>> Begin SOURCE MATERIAL
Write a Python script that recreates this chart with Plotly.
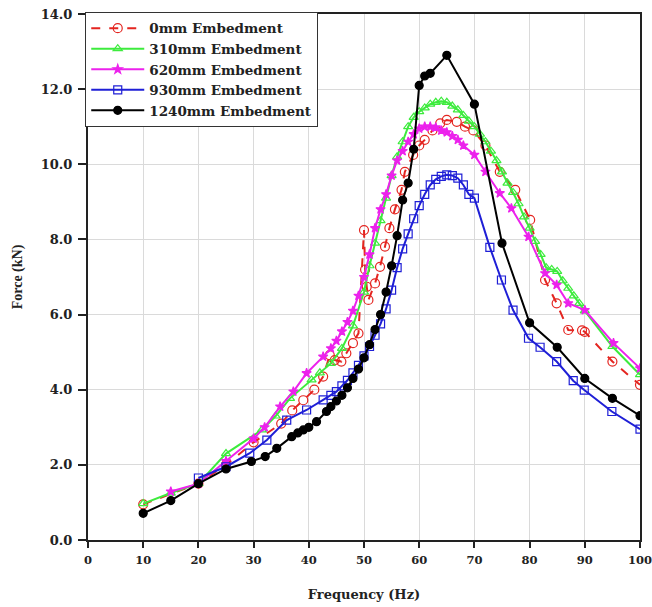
import plotly.graph_objects as go

# 0mm Embedment
x0 = [10, 20, 25, 30, 35, 37, 39, 41, 42.6, 43.8, 44.7, 45.9, 46.8, 48, 49, 50, 50.2, 50.5, 50.8, 52, 52.9, 53.8,
      54.6, 55.6, 56.8, 57.4, 58.9, 60, 61, 62.4, 63.8, 65, 66.8, 68.3, 69.8, 72, 74.6, 77.4, 80.1, 82.8, 84.9, 87,
      89.5, 90, 95, 100]
y0 = [0.95, 1.5, 2.0, 2.6, 3.1, 3.45, 3.72, 4.0, 4.35, 4.92, 4.79, 4.75, 4.97, 5.24, 5.5, 8.25, 7.2, 6.74, 6.39,
      6.83, 7.27, 7.81, 8.3, 8.8, 9.32, 9.8, 10.25, 10.5, 10.65, 10.9, 11.09, 11.18, 11.13, 11.0, 10.9, 10.5, 9.8,
      9.32, 8.52, 6.92, 6.3, 5.59, 5.58, 5.54, 4.75, 4.13]

# 310mm Embedment
x1 = [10, 15, 20, 25, 31.5, 34, 36.6, 40.5, 42, 44, 46, 48, 50, 51, 52, 53, 54, 55, 56, 57, 58, 59, 60, 61, 62,
      63, 64, 65, 66, 67, 68, 69, 70, 71, 72, 73, 74, 75, 76, 77, 78, 79, 80, 81, 82, 83, 84, 85, 86, 87, 88, 89,
      90, 95, 100]
y1 = [0.97, 1.25, 1.5, 2.3, 2.93, 3.3, 3.77, 4.26, 4.45, 4.7, 5.1, 5.7, 6.6, 7.3, 7.9, 8.5, 9.1, 9.7, 10.2, 10.6,
      11.0, 11.25, 11.4, 11.5, 11.6, 11.65, 11.68, 11.65, 11.55, 11.45, 11.3, 11.15, 11.0, 10.8, 10.6, 10.35, 10.1,
      9.8, 9.5, 9.25, 8.95, 8.6, 8.3, 7.95, 7.6, 7.25, 7.2, 7.15, 6.9, 6.7, 6.5, 6.3, 6.1, 5.15, 4.4]

# 620mm Embedment
x2 = [15, 20, 25, 30, 32, 34.8, 37.2, 39.6, 42.6, 44, 45, 46, 47, 48, 49, 50, 51, 52, 53, 54, 55, 56, 57, 58, 59,
      60, 61, 62, 63, 64, 65, 66, 67, 68, 70, 72, 74.6, 76.7, 79.8, 82.8, 84.9, 87, 90, 95.2, 100]
y2 = [1.29, 1.5, 2.1, 2.7, 3.0, 3.55, 3.95, 4.44, 4.88, 5.1, 5.3, 5.55, 5.8, 6.1, 6.5, 7.0, 7.6, 8.3, 8.8, 9.2,
      9.7, 10.1, 10.35, 10.6, 10.8, 10.95, 11.0, 11.0, 10.98, 10.9, 10.85, 10.75, 10.65, 10.5, 10.25, 9.8, 9.23,
      8.83, 8.07, 7.1, 6.79, 6.3, 6.12, 5.24, 4.57]

# 930mm Embedment
x3 = [20, 25, 29.3, 32.4, 36, 39.6, 42.6, 44, 45, 46, 47, 48, 49, 50, 51, 52, 53, 54, 55, 56, 57, 58, 59, 60, 61,
      62, 63, 64, 65, 66, 67, 68, 69, 70, 72.8, 74.9, 77, 79.8, 81.9, 84.9, 87.9, 89.9, 94.9, 100]
y3 = [1.65, 1.95, 2.31, 2.66, 3.19, 3.46, 3.73, 3.85, 3.95, 4.1, 4.25, 4.45, 4.65, 4.9, 5.15, 5.45, 5.75, 6.15,
      6.65, 7.25, 7.75, 8.15, 8.55, 8.9, 9.2, 9.45, 9.6, 9.68, 9.72, 9.7, 9.63, 9.45, 9.2, 9.1, 7.79, 6.92, 6.12,
      5.37, 5.13, 4.75, 4.24, 3.99, 3.42, 2.95]

# 1240mm Embedment
x4 = [10, 15, 20, 25, 29.6, 32.1, 34.2, 36.9, 38, 39, 40, 41.4, 43.2, 44, 45, 46, 47, 48, 49, 50, 51, 52, 53, 54,
      55, 56, 57, 58, 59, 60, 61, 62, 65, 70, 75, 80, 85, 90, 95, 100]
y4 = [0.71, 1.05, 1.5, 1.89, 2.09, 2.22, 2.44, 2.75, 2.85, 2.93, 3.0, 3.15, 3.42, 3.55, 3.7, 3.85, 4.05, 4.3, 4.55,
      4.85, 5.2, 5.6, 6.0, 6.6, 7.3, 8.1, 9.05, 9.5, 10.4, 12.1, 12.35, 12.42, 12.9, 11.6, 7.9, 5.78, 5.13, 4.3,
      3.77, 3.31]

names = ["0mm Embedment", "310mm Embedment", "620mm Embedment", "930mm Embedment", "1240mm Embedment"]
xticks = list(range(0, 101, 10))
yticks = [0, 2, 4, 6, 8, 10, 12, 14]

serif = "Liberation Serif, Times New Roman, serif"
wide = "DejaVu Serif, serif"

styles = [
    dict(color="#E42520", dash="dash", symbol="circle-open", size=9),
    dict(color="#3DEB3D", dash="solid", symbol="triangle-up-open", size=8),
    dict(color="#EC22EC", dash="solid", symbol="star", size=7),
    dict(color="#1F1FD6", dash="solid", symbol="square-open", size=8),
    dict(color="#000000", dash="solid", symbol="circle", size=8),
]

fig = go.Figure()
for xs, ys, nm, st in zip([x0, x1, x2, x3, x4], [y0, y1, y2, y3, y4], names, styles):
    fig.add_trace(go.Scatter(
        x=xs, y=ys, name=f"<b>{nm}</b>", mode="lines+markers",
        line=dict(color=st["color"], width=2, dash=st["dash"]),
        marker=dict(symbol=st["symbol"], size=st["size"], color=st["color"],
                    line=dict(color=st["color"], width=1.2)),
    ))

fig.update_layout(
    width=652, height=607,
    margin=dict(l=88, r=12, t=14, b=67, autoexpand=False),
    paper_bgcolor="white", plot_bgcolor="white",
    font=dict(family=wide, size=13, color="#222222"),
    showlegend=True,
    legend=dict(x=-0.005, y=1.004, xanchor="left", yanchor="top",
                bgcolor="white", bordercolor="#333333", borderwidth=1,
                font=dict(family=wide, size=13.5, color="#222222"),
                itemwidth=53, tracegroupgap=0),
)
fig.update_xaxes(
    range=[0, 100], tickvals=xticks, ticktext=[f"<b>{v}</b>" for v in xticks],
    tickfont=dict(family=wide, size=11.5),
    showgrid=True, gridcolor="#DADADA", gridwidth=1,
    showline=True, linecolor="#222222", linewidth=2, mirror=True,
    ticks="outside", ticklen=6, tickwidth=1.5, tickcolor="#222222",
    ticklabelstandoff=2, automargin=False, ticklabeloverflow="allow",
    title=dict(text="<b>Frequency (Hz)</b>", font=dict(family=wide, size=13), standoff=24),
    zeroline=False,
)
fig.update_yaxes(
    range=[0, 14], tickvals=yticks, ticktext=[f"<b>{v:.1f}</b>" for v in yticks],
    tickfont=dict(family=wide, size=13),
    showgrid=True, gridcolor="#DADADA", gridwidth=1,
    showline=True, linecolor="#222222", linewidth=2, mirror=True,
    ticks="outside", ticklen=8, tickwidth=1.5, tickcolor="#222222",
    ticklabelstandoff=3, automargin=False, ticklabeloverflow="allow",
    title=dict(text="<b>Force (kN)</b>", font=dict(family=serif, size=14)),
    zeroline=False,
)

fig.write_html(
    "out.html",
    config={"displayModeBar": False},
    post_script="document.body.style.margin='0';document.body.style.overflow='hidden';",
)
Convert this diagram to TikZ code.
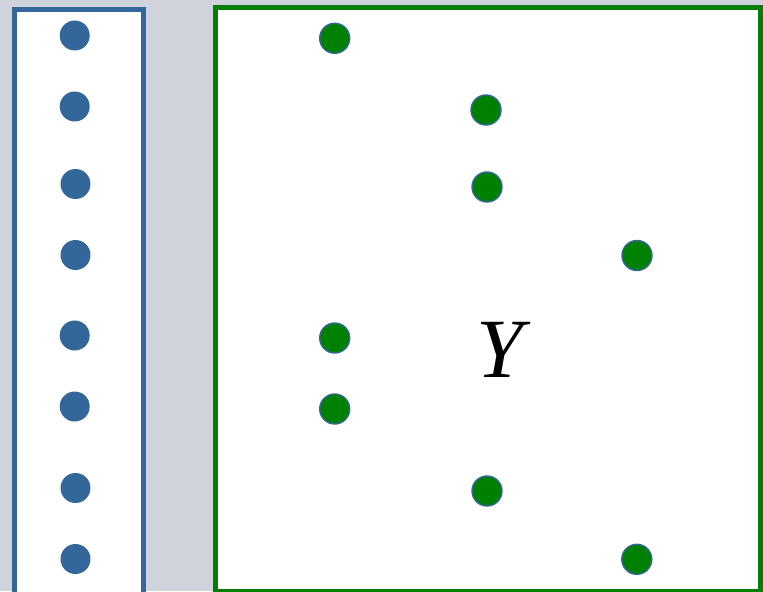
\documentclass[tikz,border=0pt]{standalone}
\usepackage{fontspec}
\setmainfont{Liberation Serif}
\usepackage{tikz}
\usetikzlibrary{positioning}
\definecolor{panelgray}{HTML}{D0D3DB}
\definecolor{setblue}{HTML}{336699}
\definecolor{setgreen}{HTML}{008000}

\begin{document}
\begin{tikzpicture}[
    x=0.02cm, y=-0.02cm,
    panel/.style={fill=white, line width=2.8pt},
    xdot/.style={circle, fill=setblue, draw=none, minimum size=0.6cm, inner sep=0pt},
    ydot/.style={circle, fill=setgreen, draw=setblue, line width=0.8pt, minimum size=0.6cm, inner sep=0pt}
]
    % Background
    \fill[panelgray] (0,0) rectangle (763,591);
    \useasboundingbox (0,0) rectangle (763,591);
    \clip (0,0) rectangle (763,591);

    % Left set
    \draw[panel, draw=setblue] (14.8,9.2) rectangle (143.2,610);
    \node[xdot] (x1) at (74.7,35.5) {};
    \node[xdot] (x2) at (74.7,106.5) {};
    \node[xdot] (x3) at (75.5,184) {};
    \node[xdot] (x4) at (75.5,255) {};
    \node[xdot] (x5) at (74.7,335.5) {};
    \node[xdot] (x6) at (74.7,406.5) {};
    \node[xdot] (x7) at (75.5,488) {};
    \node[xdot] (x8) at (75.5,559) {};

    % Right set
    \draw[panel, draw=setgreen] (215.2,7.5) rectangle (760.5,591.5);
    \node[ydot] (y1) at (334.7,38.3) {};
    \node[ydot] (y2) at (486,110) {};
    \node[ydot] (y3) at (487,187) {};
    \node[ydot] (y4) at (637,255.5) {};
    \node[ydot] (y5) at (334.7,338) {};
    \node[ydot] (y6) at (334.7,409) {};
    \node[ydot] (y7) at (487,491) {};
    \node[ydot] (y8) at (636.8,559.3) {};
    \node[font=\fontsize{48}{58}\selectfont\itshape, inner sep=0pt] (ylabel) at (500,350) {Y};
\end{tikzpicture}
\end{document}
>> End SOURCE MATERIAL
### THE TASK
Copy out exactly the lines between the line containing "Convert this diagram to TikZ code." and the end of the entries, including both, and leave the pictures behind.

### OUTPUT FOR THIS EXERCISE
Convert this diagram to TikZ code.
\documentclass[tikz,border=0pt]{standalone}
\usepackage{fontspec}
\setmainfont{Liberation Serif}
\usepackage{tikz}
\usetikzlibrary{positioning}
\definecolor{panelgray}{HTML}{D0D3DB}
\definecolor{setblue}{HTML}{336699}
\definecolor{setgreen}{HTML}{008000}

\begin{document}
\begin{tikzpicture}[
    x=0.02cm, y=-0.02cm,
    panel/.style={fill=white, line width=2.8pt},
    xdot/.style={circle, fill=setblue, draw=none, minimum size=0.6cm, inner sep=0pt},
    ydot/.style={circle, fill=setgreen, draw=setblue, line width=0.8pt, minimum size=0.6cm, inner sep=0pt}
]
    % Background
    \fill[panelgray] (0,0) rectangle (763,591);
    \useasboundingbox (0,0) rectangle (763,591);
    \clip (0,0) rectangle (763,591);

    % Left set
    \draw[panel, draw=setblue] (14.8,9.2) rectangle (143.2,610);
    \node[xdot] (x1) at (74.7,35.5) {};
    \node[xdot] (x2) at (74.7,106.5) {};
    \node[xdot] (x3) at (75.5,184) {};
    \node[xdot] (x4) at (75.5,255) {};
    \node[xdot] (x5) at (74.7,335.5) {};
    \node[xdot] (x6) at (74.7,406.5) {};
    \node[xdot] (x7) at (75.5,488) {};
    \node[xdot] (x8) at (75.5,559) {};

    % Right set
    \draw[panel, draw=setgreen] (215.2,7.5) rectangle (760.5,591.5);
    \node[ydot] (y1) at (334.7,38.3) {};
    \node[ydot] (y2) at (486,110) {};
    \node[ydot] (y3) at (487,187) {};
    \node[ydot] (y4) at (637,255.5) {};
    \node[ydot] (y5) at (334.7,338) {};
    \node[ydot] (y6) at (334.7,409) {};
    \node[ydot] (y7) at (487,491) {};
    \node[ydot] (y8) at (636.8,559.3) {};
    \node[font=\fontsize{48}{58}\selectfont\itshape, inner sep=0pt] (ylabel) at (500,350) {Y};
\end{tikzpicture}
\end{document}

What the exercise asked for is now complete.